> Input:
________________
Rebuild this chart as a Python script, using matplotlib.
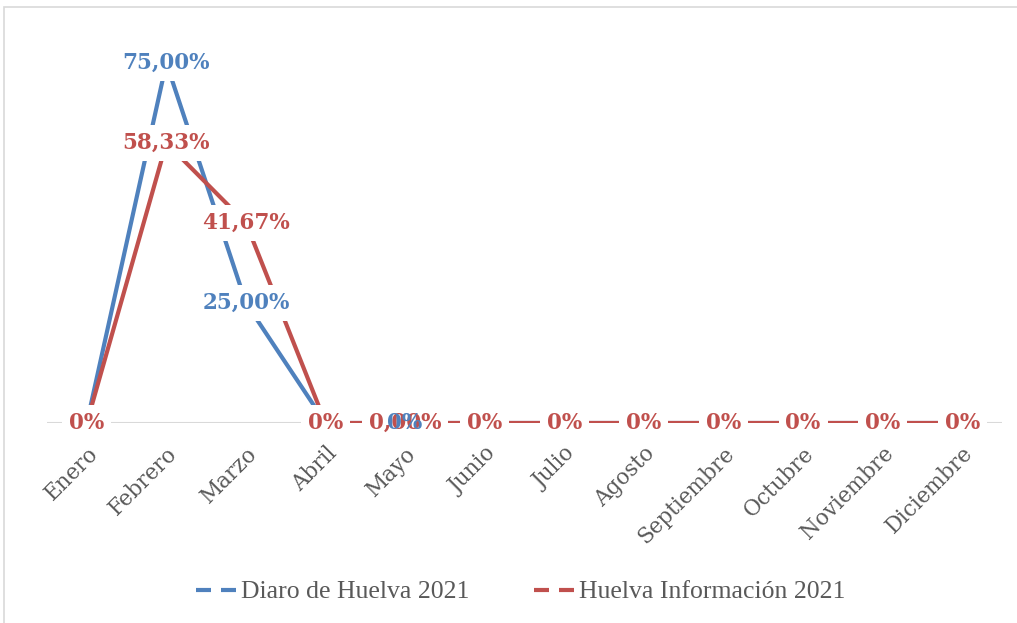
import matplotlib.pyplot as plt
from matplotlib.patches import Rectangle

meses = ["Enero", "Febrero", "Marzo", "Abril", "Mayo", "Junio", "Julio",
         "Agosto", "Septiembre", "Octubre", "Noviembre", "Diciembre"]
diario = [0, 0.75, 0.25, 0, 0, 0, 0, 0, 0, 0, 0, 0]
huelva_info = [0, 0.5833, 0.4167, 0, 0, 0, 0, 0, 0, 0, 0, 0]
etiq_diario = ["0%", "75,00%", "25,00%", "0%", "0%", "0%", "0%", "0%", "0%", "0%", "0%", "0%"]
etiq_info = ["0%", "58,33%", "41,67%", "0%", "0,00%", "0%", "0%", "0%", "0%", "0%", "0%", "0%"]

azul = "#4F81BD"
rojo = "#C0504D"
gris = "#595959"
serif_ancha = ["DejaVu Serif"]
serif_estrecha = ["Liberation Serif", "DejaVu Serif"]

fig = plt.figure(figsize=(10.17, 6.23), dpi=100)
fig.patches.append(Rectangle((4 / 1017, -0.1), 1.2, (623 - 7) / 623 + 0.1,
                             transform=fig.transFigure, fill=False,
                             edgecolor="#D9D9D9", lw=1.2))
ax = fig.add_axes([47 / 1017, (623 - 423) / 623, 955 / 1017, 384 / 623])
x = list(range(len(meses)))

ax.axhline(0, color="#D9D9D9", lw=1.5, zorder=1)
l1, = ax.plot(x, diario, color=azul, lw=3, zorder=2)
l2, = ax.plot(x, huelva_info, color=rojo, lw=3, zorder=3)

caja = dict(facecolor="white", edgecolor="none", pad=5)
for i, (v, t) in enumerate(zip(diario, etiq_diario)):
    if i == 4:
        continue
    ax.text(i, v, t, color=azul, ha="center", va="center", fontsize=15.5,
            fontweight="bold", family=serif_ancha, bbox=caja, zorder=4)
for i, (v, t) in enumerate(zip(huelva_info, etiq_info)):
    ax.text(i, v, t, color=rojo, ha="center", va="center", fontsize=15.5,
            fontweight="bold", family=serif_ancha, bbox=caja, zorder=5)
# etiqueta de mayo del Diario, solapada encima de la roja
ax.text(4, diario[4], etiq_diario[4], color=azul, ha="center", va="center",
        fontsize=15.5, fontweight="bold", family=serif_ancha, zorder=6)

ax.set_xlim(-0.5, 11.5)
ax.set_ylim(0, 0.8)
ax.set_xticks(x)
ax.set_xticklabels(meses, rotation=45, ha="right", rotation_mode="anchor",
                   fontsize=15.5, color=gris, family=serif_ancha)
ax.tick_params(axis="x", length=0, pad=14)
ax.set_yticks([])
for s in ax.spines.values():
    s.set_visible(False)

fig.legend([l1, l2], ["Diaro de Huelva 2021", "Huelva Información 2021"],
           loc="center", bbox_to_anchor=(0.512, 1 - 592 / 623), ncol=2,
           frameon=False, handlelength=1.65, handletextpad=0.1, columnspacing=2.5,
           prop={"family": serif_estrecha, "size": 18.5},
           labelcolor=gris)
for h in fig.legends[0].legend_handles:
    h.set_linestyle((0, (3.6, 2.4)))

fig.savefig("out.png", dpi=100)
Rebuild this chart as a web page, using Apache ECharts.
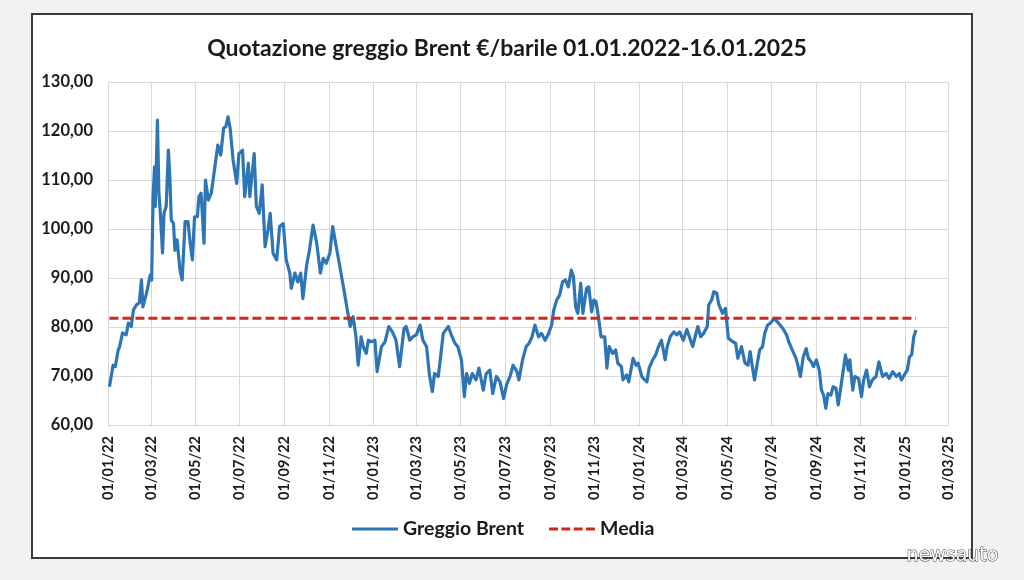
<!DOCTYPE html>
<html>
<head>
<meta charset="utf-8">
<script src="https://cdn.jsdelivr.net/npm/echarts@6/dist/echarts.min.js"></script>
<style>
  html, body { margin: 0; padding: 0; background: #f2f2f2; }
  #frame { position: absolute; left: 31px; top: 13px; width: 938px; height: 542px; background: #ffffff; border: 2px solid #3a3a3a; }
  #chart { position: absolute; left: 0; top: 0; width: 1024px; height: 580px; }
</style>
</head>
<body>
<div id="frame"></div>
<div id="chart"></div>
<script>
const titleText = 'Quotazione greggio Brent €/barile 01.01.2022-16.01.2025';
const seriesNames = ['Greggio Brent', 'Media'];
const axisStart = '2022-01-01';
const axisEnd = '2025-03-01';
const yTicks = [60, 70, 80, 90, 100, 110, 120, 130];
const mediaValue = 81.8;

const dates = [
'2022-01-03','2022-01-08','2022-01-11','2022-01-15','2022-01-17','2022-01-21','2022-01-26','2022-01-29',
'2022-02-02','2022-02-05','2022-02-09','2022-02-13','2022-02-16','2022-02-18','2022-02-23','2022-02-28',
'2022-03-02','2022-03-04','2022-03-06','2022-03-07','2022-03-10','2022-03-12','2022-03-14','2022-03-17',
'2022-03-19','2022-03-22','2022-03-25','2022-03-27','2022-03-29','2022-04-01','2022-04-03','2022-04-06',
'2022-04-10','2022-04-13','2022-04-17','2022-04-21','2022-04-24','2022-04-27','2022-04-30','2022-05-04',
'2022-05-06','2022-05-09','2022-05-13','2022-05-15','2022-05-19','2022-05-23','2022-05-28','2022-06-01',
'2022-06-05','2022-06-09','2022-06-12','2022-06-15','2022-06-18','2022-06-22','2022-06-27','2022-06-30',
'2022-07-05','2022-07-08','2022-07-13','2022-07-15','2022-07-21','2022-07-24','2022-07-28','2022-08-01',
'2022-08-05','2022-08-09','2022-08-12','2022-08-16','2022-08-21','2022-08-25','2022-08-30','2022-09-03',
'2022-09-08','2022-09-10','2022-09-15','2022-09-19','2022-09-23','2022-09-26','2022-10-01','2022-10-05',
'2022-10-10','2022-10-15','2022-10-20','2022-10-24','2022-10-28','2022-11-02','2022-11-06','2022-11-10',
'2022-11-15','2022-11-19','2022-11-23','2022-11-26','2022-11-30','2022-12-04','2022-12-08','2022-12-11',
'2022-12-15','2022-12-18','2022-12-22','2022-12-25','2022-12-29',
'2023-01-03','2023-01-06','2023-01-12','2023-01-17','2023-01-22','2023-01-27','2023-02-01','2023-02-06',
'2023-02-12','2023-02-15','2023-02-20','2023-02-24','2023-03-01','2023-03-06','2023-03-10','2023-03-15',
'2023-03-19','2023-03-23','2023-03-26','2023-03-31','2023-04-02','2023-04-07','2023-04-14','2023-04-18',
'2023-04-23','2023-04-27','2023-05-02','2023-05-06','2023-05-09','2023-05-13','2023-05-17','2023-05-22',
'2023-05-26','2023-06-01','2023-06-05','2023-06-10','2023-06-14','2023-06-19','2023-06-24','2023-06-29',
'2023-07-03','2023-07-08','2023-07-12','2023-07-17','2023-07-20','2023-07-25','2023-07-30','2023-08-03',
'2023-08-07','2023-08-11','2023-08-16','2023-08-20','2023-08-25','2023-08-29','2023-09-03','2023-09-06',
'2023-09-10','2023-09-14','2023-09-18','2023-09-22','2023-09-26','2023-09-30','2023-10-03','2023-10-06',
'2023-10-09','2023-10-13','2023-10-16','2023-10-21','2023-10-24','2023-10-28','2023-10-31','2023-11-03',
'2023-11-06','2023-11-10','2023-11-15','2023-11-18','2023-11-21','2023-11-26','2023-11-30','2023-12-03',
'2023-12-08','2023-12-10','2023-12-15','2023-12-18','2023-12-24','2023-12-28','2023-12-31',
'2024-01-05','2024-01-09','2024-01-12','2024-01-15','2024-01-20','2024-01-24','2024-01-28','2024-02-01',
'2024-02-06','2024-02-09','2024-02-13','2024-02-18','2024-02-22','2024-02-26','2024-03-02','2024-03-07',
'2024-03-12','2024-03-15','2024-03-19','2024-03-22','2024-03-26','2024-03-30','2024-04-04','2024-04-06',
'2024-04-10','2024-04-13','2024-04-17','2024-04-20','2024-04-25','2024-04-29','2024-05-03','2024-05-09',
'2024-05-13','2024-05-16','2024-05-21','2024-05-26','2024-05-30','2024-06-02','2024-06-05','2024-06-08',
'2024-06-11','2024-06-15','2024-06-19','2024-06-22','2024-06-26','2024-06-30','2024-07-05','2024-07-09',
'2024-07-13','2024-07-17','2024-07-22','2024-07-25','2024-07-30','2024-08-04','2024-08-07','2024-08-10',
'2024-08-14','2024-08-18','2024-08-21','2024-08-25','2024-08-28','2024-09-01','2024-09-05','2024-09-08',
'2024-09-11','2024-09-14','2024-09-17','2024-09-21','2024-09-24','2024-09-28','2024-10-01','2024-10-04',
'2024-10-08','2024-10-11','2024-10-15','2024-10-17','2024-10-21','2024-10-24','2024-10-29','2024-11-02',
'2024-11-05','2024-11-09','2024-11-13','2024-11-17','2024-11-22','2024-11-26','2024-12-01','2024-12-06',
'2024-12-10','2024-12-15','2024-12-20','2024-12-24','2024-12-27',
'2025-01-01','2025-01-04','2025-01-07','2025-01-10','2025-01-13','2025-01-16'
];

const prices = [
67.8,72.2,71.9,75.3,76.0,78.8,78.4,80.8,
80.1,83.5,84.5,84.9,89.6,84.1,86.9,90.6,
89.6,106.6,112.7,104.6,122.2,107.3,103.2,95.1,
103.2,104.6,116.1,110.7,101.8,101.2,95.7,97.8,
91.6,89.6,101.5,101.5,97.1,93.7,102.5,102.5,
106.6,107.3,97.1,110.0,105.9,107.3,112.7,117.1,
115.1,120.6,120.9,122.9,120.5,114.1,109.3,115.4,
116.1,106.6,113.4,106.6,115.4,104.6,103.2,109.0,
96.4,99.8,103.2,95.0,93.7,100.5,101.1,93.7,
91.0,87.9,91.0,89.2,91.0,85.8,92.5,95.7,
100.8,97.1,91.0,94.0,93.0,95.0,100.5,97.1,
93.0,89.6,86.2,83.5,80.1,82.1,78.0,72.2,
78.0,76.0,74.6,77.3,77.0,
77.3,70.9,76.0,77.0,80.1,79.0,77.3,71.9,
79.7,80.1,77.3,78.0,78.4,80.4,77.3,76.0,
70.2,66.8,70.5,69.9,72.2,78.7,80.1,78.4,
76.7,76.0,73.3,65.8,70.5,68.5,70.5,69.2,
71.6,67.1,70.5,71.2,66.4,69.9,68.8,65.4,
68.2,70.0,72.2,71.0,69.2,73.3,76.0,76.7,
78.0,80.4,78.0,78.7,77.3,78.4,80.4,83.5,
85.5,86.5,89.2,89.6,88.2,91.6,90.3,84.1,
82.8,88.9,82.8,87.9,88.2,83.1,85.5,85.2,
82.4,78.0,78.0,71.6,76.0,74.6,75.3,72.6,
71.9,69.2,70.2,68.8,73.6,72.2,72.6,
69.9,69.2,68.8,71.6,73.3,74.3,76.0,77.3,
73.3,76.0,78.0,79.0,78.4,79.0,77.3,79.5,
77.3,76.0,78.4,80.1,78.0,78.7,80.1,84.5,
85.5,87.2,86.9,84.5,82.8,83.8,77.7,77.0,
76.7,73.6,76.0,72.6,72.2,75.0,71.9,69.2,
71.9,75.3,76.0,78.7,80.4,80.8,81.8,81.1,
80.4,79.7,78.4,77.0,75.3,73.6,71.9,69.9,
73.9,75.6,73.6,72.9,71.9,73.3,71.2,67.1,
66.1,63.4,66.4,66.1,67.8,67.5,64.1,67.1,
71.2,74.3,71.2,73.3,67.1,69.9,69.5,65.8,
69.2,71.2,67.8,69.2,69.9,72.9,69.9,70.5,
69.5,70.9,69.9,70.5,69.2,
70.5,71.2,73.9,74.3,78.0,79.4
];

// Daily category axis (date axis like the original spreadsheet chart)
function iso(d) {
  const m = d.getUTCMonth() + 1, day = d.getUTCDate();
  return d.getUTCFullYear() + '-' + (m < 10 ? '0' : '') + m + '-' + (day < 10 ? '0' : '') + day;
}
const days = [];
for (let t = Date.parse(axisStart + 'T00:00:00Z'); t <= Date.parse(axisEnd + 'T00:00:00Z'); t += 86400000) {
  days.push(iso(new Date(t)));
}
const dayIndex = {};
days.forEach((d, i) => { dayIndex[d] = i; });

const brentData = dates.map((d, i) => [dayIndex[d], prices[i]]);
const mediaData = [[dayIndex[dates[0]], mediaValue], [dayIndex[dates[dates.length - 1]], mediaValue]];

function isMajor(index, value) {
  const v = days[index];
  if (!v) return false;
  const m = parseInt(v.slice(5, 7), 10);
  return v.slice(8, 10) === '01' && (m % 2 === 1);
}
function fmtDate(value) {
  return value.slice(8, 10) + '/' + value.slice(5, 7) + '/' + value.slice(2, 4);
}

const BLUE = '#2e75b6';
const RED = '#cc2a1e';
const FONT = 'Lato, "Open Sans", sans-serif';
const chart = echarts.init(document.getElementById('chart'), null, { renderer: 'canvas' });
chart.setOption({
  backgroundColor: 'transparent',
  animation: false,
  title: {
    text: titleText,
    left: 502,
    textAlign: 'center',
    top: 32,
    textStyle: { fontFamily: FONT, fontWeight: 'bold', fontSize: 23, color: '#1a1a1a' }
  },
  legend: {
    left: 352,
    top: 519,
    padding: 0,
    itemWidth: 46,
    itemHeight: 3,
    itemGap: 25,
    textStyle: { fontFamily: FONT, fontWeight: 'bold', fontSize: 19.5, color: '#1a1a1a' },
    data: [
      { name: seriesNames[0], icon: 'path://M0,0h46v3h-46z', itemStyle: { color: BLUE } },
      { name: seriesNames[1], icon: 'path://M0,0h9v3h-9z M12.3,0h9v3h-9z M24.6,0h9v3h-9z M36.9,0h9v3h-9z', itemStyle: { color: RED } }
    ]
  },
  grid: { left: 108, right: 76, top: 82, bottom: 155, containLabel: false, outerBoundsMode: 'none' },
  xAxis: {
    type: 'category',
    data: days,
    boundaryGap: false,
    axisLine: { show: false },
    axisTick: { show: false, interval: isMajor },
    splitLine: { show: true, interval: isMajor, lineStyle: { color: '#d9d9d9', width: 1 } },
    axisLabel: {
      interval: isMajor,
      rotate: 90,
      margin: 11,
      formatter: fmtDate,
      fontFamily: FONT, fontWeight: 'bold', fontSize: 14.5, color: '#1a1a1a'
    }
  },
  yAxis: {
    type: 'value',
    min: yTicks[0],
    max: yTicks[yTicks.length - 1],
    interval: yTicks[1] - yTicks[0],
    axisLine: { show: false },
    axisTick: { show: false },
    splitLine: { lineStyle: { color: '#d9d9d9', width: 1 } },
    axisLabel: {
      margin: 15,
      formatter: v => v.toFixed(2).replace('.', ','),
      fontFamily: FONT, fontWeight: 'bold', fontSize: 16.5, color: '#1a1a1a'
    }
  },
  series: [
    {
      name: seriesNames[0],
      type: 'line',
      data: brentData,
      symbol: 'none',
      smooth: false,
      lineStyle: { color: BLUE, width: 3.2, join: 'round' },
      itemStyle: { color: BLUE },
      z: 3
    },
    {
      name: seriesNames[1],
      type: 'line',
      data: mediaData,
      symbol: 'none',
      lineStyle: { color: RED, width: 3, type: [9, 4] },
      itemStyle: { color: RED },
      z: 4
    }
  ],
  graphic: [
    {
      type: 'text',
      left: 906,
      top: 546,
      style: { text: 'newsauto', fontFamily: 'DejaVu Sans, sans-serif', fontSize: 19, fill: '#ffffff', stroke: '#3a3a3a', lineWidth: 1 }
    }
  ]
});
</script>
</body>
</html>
________________
> Your task:
All lines from the start of the entries through the one with "from matplotlib.patches import Rectangle" are to be output exactly; omit the pictures.

> Full response:
Rebuild this chart as a Python script, using matplotlib.
import matplotlib.pyplot as plt
from matplotlib.patches import Rectangle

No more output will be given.